Output the full listing below exactly as it reads, and skip anything that is a picture.
☆ ☆ ☆ ☆
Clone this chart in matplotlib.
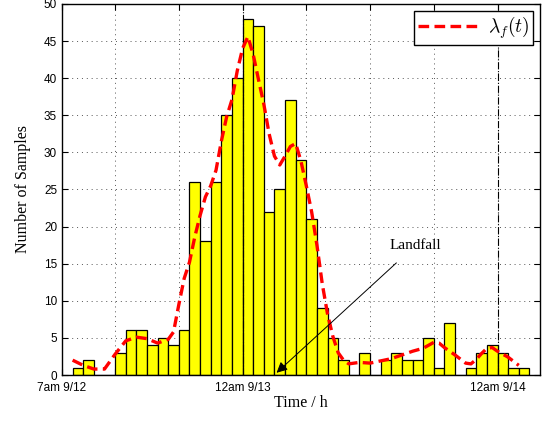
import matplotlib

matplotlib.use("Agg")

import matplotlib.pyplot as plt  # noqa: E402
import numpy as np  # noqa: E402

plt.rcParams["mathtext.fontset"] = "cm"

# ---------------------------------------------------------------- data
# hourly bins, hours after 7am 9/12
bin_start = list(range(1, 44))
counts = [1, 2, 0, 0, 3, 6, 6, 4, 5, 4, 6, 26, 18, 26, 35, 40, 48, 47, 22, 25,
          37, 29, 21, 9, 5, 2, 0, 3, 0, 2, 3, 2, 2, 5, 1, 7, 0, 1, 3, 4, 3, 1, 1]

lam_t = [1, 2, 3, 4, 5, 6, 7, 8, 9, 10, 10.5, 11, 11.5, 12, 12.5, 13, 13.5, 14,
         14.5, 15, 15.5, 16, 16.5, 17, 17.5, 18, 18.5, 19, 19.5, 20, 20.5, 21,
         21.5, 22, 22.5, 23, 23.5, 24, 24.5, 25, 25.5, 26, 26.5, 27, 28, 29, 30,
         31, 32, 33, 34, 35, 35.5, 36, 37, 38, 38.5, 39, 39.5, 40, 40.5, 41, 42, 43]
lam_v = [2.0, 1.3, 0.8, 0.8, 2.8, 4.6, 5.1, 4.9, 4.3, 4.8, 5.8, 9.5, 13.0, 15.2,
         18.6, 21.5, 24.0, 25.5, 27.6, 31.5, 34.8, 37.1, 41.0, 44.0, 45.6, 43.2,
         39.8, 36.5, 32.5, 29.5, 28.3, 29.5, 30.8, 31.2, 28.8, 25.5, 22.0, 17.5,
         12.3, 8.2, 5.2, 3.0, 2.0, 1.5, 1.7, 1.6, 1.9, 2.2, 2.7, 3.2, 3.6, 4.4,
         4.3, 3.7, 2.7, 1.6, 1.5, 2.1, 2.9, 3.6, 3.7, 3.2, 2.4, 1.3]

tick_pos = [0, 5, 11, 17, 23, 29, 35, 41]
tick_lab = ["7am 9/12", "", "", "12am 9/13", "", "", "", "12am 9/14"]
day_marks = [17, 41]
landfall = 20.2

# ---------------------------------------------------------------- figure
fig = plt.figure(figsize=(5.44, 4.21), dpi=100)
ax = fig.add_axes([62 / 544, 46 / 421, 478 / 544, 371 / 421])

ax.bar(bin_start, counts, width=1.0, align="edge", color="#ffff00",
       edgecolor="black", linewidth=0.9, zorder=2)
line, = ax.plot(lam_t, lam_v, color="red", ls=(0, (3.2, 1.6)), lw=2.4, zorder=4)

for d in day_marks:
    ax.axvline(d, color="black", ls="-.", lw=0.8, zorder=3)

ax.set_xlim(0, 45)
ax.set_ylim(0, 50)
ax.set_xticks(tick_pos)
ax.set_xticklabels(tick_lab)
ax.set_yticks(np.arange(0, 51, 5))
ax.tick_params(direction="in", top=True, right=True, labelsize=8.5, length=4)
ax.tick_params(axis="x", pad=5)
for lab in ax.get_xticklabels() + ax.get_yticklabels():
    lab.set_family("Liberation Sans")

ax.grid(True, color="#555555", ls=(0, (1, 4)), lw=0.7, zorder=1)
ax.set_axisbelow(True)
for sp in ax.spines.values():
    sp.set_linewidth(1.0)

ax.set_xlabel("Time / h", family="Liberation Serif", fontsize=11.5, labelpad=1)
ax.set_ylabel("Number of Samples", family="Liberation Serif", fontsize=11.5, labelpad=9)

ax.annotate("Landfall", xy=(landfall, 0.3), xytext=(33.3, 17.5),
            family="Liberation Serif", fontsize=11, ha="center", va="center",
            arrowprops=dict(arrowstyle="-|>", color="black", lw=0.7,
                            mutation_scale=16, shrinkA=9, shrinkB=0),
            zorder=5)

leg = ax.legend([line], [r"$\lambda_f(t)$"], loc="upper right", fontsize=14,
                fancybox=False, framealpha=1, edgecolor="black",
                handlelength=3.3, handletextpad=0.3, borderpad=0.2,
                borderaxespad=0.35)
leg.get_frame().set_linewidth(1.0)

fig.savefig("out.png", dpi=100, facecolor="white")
☆ ☆ ☆ ☆
RESULT FOR THIS TASK:
Clone this chart in matplotlib.
import matplotlib

matplotlib.use("Agg")

import matplotlib.pyplot as plt  # noqa: E402
import numpy as np  # noqa: E402

plt.rcParams["mathtext.fontset"] = "cm"

# ---------------------------------------------------------------- data
# hourly bins, hours after 7am 9/12
bin_start = list(range(1, 44))
counts = [1, 2, 0, 0, 3, 6, 6, 4, 5, 4, 6, 26, 18, 26, 35, 40, 48, 47, 22, 25,
          37, 29, 21, 9, 5, 2, 0, 3, 0, 2, 3, 2, 2, 5, 1, 7, 0, 1, 3, 4, 3, 1, 1]

lam_t = [1, 2, 3, 4, 5, 6, 7, 8, 9, 10, 10.5, 11, 11.5, 12, 12.5, 13, 13.5, 14,
         14.5, 15, 15.5, 16, 16.5, 17, 17.5, 18, 18.5, 19, 19.5, 20, 20.5, 21,
         21.5, 22, 22.5, 23, 23.5, 24, 24.5, 25, 25.5, 26, 26.5, 27, 28, 29, 30,
         31, 32, 33, 34, 35, 35.5, 36, 37, 38, 38.5, 39, 39.5, 40, 40.5, 41, 42, 43]
lam_v = [2.0, 1.3, 0.8, 0.8, 2.8, 4.6, 5.1, 4.9, 4.3, 4.8, 5.8, 9.5, 13.0, 15.2,
         18.6, 21.5, 24.0, 25.5, 27.6, 31.5, 34.8, 37.1, 41.0, 44.0, 45.6, 43.2,
         39.8, 36.5, 32.5, 29.5, 28.3, 29.5, 30.8, 31.2, 28.8, 25.5, 22.0, 17.5,
         12.3, 8.2, 5.2, 3.0, 2.0, 1.5, 1.7, 1.6, 1.9, 2.2, 2.7, 3.2, 3.6, 4.4,
         4.3, 3.7, 2.7, 1.6, 1.5, 2.1, 2.9, 3.6, 3.7, 3.2, 2.4, 1.3]

tick_pos = [0, 5, 11, 17, 23, 29, 35, 41]
tick_lab = ["7am 9/12", "", "", "12am 9/13", "", "", "", "12am 9/14"]
day_marks = [17, 41]
landfall = 20.2

# ---------------------------------------------------------------- figure
fig = plt.figure(figsize=(5.44, 4.21), dpi=100)
ax = fig.add_axes([62 / 544, 46 / 421, 478 / 544, 371 / 421])

ax.bar(bin_start, counts, width=1.0, align="edge", color="#ffff00",
       edgecolor="black", linewidth=0.9, zorder=2)
line, = ax.plot(lam_t, lam_v, color="red", ls=(0, (3.2, 1.6)), lw=2.4, zorder=4)

for d in day_marks:
    ax.axvline(d, color="black", ls="-.", lw=0.8, zorder=3)

ax.set_xlim(0, 45)
ax.set_ylim(0, 50)
ax.set_xticks(tick_pos)
ax.set_xticklabels(tick_lab)
ax.set_yticks(np.arange(0, 51, 5))
ax.tick_params(direction="in", top=True, right=True, labelsize=8.5, length=4)
ax.tick_params(axis="x", pad=5)
for lab in ax.get_xticklabels() + ax.get_yticklabels():
    lab.set_family("Liberation Sans")

ax.grid(True, color="#555555", ls=(0, (1, 4)), lw=0.7, zorder=1)
ax.set_axisbelow(True)
for sp in ax.spines.values():
    sp.set_linewidth(1.0)

ax.set_xlabel("Time / h", family="Liberation Serif", fontsize=11.5, labelpad=1)
ax.set_ylabel("Number of Samples", family="Liberation Serif", fontsize=11.5, labelpad=9)

ax.annotate("Landfall", xy=(landfall, 0.3), xytext=(33.3, 17.5),
            family="Liberation Serif", fontsize=11, ha="center", va="center",
            arrowprops=dict(arrowstyle="-|>", color="black", lw=0.7,
                            mutation_scale=16, shrinkA=9, shrinkB=0),
            zorder=5)

leg = ax.legend([line], [r"$\lambda_f(t)$"], loc="upper right", fontsize=14,
                fancybox=False, framealpha=1, edgecolor="black",
                handlelength=3.3, handletextpad=0.3, borderpad=0.2,
                borderaxespad=0.35)
leg.get_frame().set_linewidth(1.0)

fig.savefig("out.png", dpi=100, facecolor="white")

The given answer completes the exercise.